Hydropower flexibility across Albania and Montenegro partially complements Serbian solar expansion as well.
Reservoir systems in neighboring markets increasingly stabilize regional renewable flows during periods of imbalance. Yet hydro flexibility itself becomes progressively more valuable and limited as renewable penetration rises across the wider Balkans.
The future Serbian electricity system therefore likely depends on layered flexibility architecture combining batteries, hydropower balancing, transmission integration and advanced market coordination simultaneously.
Industrial demand also strengthens the case for hybridization.
Automotive suppliers, industrial manufacturers and export-oriented companies across Serbia increasingly seek renewable-backed electricity contracts to reduce carbon exposure and stabilize energy costs. Yet industrial consumers require reliable supply profiles rather than purely intermittent generation.
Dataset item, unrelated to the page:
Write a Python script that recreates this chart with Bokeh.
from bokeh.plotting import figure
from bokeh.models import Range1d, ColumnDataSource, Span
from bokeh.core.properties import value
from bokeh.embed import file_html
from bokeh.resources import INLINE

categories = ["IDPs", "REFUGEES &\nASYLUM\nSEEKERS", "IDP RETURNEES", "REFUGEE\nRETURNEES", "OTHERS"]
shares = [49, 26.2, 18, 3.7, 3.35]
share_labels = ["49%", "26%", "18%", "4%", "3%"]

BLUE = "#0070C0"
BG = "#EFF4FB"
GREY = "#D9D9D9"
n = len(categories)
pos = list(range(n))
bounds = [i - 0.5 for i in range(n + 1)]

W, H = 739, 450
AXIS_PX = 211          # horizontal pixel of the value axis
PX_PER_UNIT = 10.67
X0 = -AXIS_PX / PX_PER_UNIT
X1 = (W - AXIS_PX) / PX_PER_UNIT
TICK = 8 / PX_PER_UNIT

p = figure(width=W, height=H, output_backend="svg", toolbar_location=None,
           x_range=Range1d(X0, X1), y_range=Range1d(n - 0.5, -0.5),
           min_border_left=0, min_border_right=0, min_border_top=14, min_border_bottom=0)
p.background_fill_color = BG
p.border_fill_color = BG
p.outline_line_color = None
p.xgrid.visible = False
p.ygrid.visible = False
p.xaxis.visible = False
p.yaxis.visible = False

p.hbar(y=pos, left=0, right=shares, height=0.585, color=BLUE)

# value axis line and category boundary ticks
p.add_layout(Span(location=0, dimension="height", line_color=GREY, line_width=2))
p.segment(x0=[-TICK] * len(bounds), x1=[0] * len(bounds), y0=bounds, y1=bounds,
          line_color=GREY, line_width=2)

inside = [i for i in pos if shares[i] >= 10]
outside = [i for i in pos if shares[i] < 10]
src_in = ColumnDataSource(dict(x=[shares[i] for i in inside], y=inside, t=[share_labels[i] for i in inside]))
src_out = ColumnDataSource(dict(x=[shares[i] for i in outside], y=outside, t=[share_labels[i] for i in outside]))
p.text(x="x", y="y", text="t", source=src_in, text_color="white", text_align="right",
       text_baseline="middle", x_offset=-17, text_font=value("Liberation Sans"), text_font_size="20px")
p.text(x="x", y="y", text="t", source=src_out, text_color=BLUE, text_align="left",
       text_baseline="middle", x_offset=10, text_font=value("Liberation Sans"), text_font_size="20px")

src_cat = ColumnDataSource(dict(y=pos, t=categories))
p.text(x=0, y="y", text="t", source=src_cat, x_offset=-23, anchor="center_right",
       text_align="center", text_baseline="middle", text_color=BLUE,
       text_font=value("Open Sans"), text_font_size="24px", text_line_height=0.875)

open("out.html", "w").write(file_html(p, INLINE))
Solar-plus-storage systems provide significantly more attractive delivery structures for long-term corporate PPAs because batteries smooth renewable intermittency and improve delivery predictability.
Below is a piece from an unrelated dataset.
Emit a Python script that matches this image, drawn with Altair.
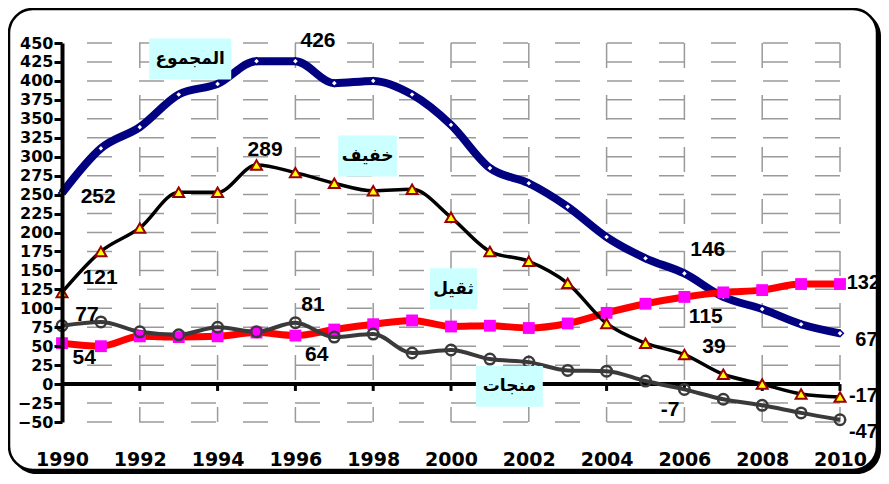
import altair as alt
import pandas as pd

years = list(range(1990, 2011))
series_names = ["المجموع", "خفيف", "ثقيل", "منجات"]
total = [252, 311, 339, 382, 396, 426, 426, 397, 400, 382, 342, 285, 265, 234, 194, 166, 146, 115, 99, 79, 67]
light = [121, 175, 206, 253, 253, 289, 279, 265, 255, 257, 220, 175, 162, 133, 80, 54, 39, 13, 0, -13, -17]
heavy = [54, 50, 63, 62, 63, 68, 64, 72, 79, 84, 76, 77, 74, 80, 94, 106, 115, 121, 124, 132, 132]
products = [77, 82, 69, 65, 75, 69, 81, 62, 66, 41, 45, 33, 29, 18, 17, 4, -7, -20, -28, -38, -47]

y_ticks = list(range(-50, 451, 25))
x_ticks = list(range(1990, 2011, 2))

ann_text = ["252", "426", "289", "121", "77", "54", "81", "64", "146", "115", "39", "-7"]
ann_year = [1990.93, 1996.58, 1995.22, 1990.98, 1990.64, 1990.57, 1996.45, 1996.55, 2006.6, 2006.55, 2006.76, 2005.63]
ann_value = [247, 452, 309, 140, 91, 34, 104, 38, 177, 88, 49, -34]

end_text = ["132", "67", "-17", "-47"]
end_year = [2010.6, 2010.68, 2010.6, 2010.6]
end_value = [133, 58, -16, -63]

box_x1 = [1992.24, 1997.10, 1999.46, 2000.64]
box_x2 = [1994.35, 1998.61, 2000.67, 2002.36]
box_y1 = [402, 274, 99, -30]
box_y2 = [456, 328, 153, 24]

xs = alt.Scale(domain=[1990, 2010], nice=False, zero=False)
ys = alt.Scale(domain=[-50, 450], nice=False, zero=False)

xaxis = alt.Axis(values=x_ticks, format="d", grid=False, domain=False, ticks=False,
                 labelFont="DejaVu Sans", labelFontWeight="bold", labelFontSize=19,
                 labelColor="black", labelPadding=28, title=None, labelOverlap=False,
                 labelFlush=False, zindex=1)
yaxis = alt.Axis(values=y_ticks, grid=False, domainColor="black", domainWidth=4,
                 tickColor="black", tickWidth=3, tickSize=8,
                 labelFont="DejaVu Sans", labelFontWeight="bold", labelFontSize=16,
                 labelColor="black", labelPadding=1, title=None, labelOverlap=False,
                 labelFlush=False, zindex=1)

X = lambda f: alt.X(f, scale=xs, axis=xaxis)
Y = lambda f: alt.Y(f, scale=ys, axis=yaxis)

one = pd.DataFrame({"a": [0]})
shadow = alt.Chart(one).mark_rect(fill="black", cornerRadius=24).encode(
    x=alt.value(-50), x2=alt.value(819), y=alt.value(-31), y2=alt.value(431))
frame = alt.Chart(one).mark_rect(fill="white", stroke="black", strokeWidth=2.5, cornerRadius=24).encode(
    x=alt.value(-53), x2=alt.value(815), y=alt.value(-34), y2=alt.value(427))

hgrid = alt.Chart(pd.DataFrame({"v": y_ticks})).mark_rule(
    color="#9a9a9a", strokeWidth=1.5, strokeDash=[25, 27]).encode(y=Y("v:Q"))
vgrid = alt.Chart(pd.DataFrame({"v": x_ticks})).mark_rule(
    color="#9a9a9a", strokeWidth=1.5, strokeDash=[25, 27]).encode(x=X("v:Q"))

zero_line = alt.Chart(one).mark_rule(color="black", strokeWidth=4).encode(y=alt.Y(datum=0, scale=ys, axis=yaxis))
zero_ticks = alt.Chart(pd.DataFrame({"v": x_ticks[1:]})).mark_rule(color="black", strokeWidth=3).encode(
    x=X("v:Q"), y=alt.Y(datum=0, scale=ys, axis=yaxis), y2=alt.Y2(datum=-9))

box_df = pd.DataFrame({"x1": box_x1, "x2": box_x2, "y1": box_y1, "y2": box_y2, "name": series_names})
boxes = alt.Chart(box_df).mark_rect(fill="#ccffff").encode(
    x=X("x1:Q"), x2="x2:Q", y=Y("y1:Q"), y2="y2:Q")
box_text = alt.Chart(box_df).transform_calculate(
    xc="(datum.x1 + datum.x2) / 2", yc="(datum.y1 + datum.y2) / 2").mark_text(
    font="DejaVu Sans", fontWeight="bold", fontSize=17, color="black").encode(
    x=X("xc:Q"), y=Y("yc:Q"), text="name:N")


def base(values):
    return alt.Chart(pd.DataFrame({"year": years, "value": values})).encode(x=X("year:Q"), y=Y("value:Q"))


line_total = base(total).mark_line(color="#000080", strokeWidth=8, interpolate="monotone")
line_heavy = base(heavy).mark_line(color="#ff0000", strokeWidth=7, interpolate="monotone")
line_light = base(light).mark_line(color="#000000", strokeWidth=3.5, interpolate="monotone")
line_prod = base(products).mark_line(color="#3a3a3a", strokeWidth=4, interpolate="monotone")

pt_total = base(total).mark_point(shape="diamond", filled=True, fill="white", stroke="#000080",
                                  strokeWidth=1.5, size=45, opacity=1)
pt_heavy = base(heavy).mark_point(shape="square", filled=True, fill="#ff00ff", size=140,
                                  strokeWidth=0, opacity=1)
pt_light = base(light).mark_point(shape="triangle-up", filled=True, fill="#ffff00", stroke="#990000",
                                  strokeWidth=2, size=120, opacity=1)
pt_prod = base(products).mark_point(shape="circle", filled=False, color="#3a3a3a",
                                    strokeWidth=2.5, size=110, opacity=1)

ann = alt.Chart(pd.DataFrame({"t": ann_text, "x": ann_year, "y": ann_value})).mark_text(
    font="Liberation Sans", fontWeight="bold", fontSize=21, color="black").encode(
    x=X("x:Q"), y=Y("y:Q"), text="t:N")
ann_end = alt.Chart(pd.DataFrame({"t": end_text, "x": end_year, "y": end_value})).mark_text(
    font="Liberation Sans", fontWeight="bold", fontSize=20, color="black").encode(
    x=X("x:Q"), y=Y("y:Q"), text="t:N")

chart = alt.layer(
    shadow, frame, hgrid, vgrid, zero_line, zero_ticks,
    line_total, line_heavy, line_light, line_prod,
    pt_total, pt_heavy, pt_light, pt_prod,
    boxes, box_text, ann, ann_end,
).properties(
    width=778, height=379, autosize="none",
    padding={"left": 54, "top": 35, "right": 41, "bottom": 52},
).configure_view(strokeWidth=0)

chart.save("out.html", embed_options={"renderer": "svg", "actions": False})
This interaction between industrial demand and renewable flexibility may become one of the strongest long-term drivers of storage investment in Serbia.
The geopolitical dimension adds another layer.
Europe’s energy transition increasingly intersects with industrial policy and strategic autonomy. Electricity systems dependent entirely on volatile intermittent generation without balancing capability become economically and politically fragile during periods of stress.
Battery infrastructure therefore increasingly functions as strategic resilience infrastructure.
This is particularly important for Serbia because the country sits geographically between Central Europe and the wider Balkans. Future regional electricity flows, balancing services and low-carbon industrial supply chains may all depend heavily on Serbia’s ability to integrate renewable generation efficiently.
The challenge is substantial.
Battery projects remain capital-intensive. Merchant revenue models continue evolving. Regulatory frameworks for storage participation in balancing and ancillary service markets are still developing. Supply chains remain heavily dependent on Chinese battery manufacturing and power electronics.
There is also growing competition between storage technologies themselves.
Pumped hydro projects such as Bistrica increasingly re-emerge as long-duration balancing infrastructure, while lithium-ion batteries dominate shorter-duration market optimization. The future Serbian electricity system will likely require both.
Nevertheless, the strategic direction is increasingly unmistakable.
The era of simple standalone solar expansion in Serbia is ending. The next phase of renewable development will be defined by integrated flexibility infrastructure capable of managing volatility rather than merely generating electricity.
The long-term winners in Serbia’s solar market may therefore not be the developers building the largest photovoltaic capacity alone.
Increasingly, strategic advantage belongs to those capable of controlling flexibility, storage and dispatch optimization inside an increasingly volatile regional power market.
Solar generation itself is becoming commoditized.
The infrastructure capable of making solar electricity valuable during periods of oversupply is where the next stage of bankability now resides.